The drawings are one way of demonstrating how the research might be applied to architectural design. It is how we can design a home that are inspired by the vessels and host these vessels.

I wanted to imagine an architecture on an imagined site, a site in my dreams where the notions of home from different homes I lived in linger and become a representation of my identity. The site is The Dreamer’s Grounding. Pixelation can be a sign of authority and violence, as Forensic Architecture has disclosed by studying the places vulnerable to violence.. The uncertainty, or the blurring from the public also can be used as a space for viewers, occupants and the makers to create, defining spaces through the lens of the diaspora. The main agenda of the site is to define the factors that signify the muffled voices of the diaspora as “found objects,” translating these factors into a place where a positive outcome can be generated. 

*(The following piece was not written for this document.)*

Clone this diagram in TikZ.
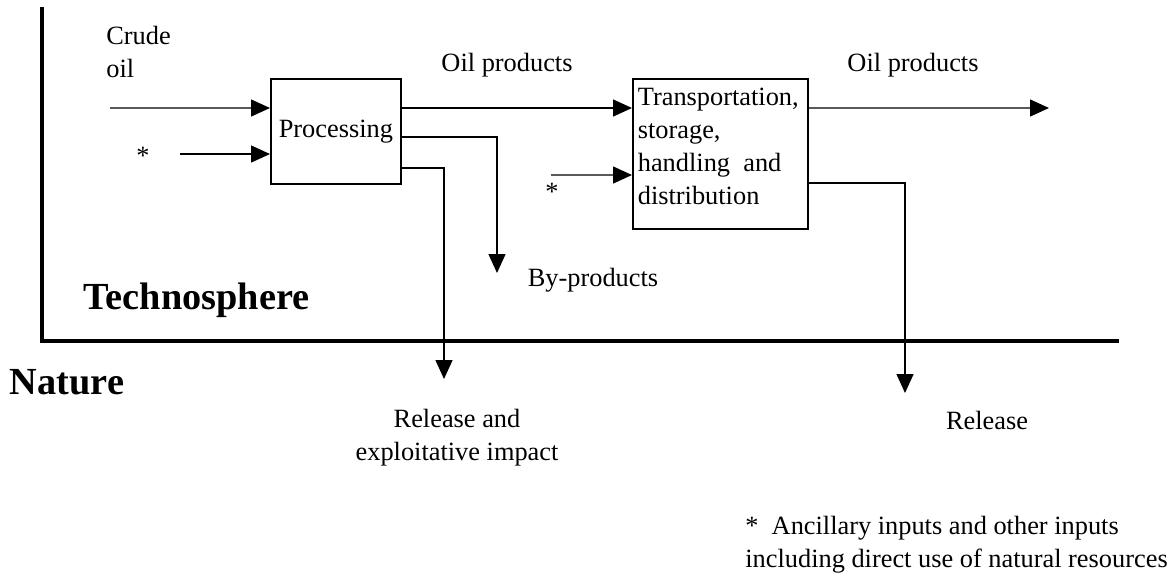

These vessels are drawn into the ambiguous site, letting the viewer and the maker imagine and dream of where the built architecture would be according to the placement and the usage of these vessels accordingly. The CAD drawings of these vessels that have been generated post the production of the vessels is an example of how we can create a conventional architecture for the diasporic communities. It is a translation from a personal, “informal” or “unconventional” architectural form to a more conventional architectural study.

The thesis is a celebration of the resilience of marginalised communities; the homes of these communities are not a physical structure but a symbol of enduring spirit whose notions of home are in constant translation as their cultural identities amalgamate with their lived experiences.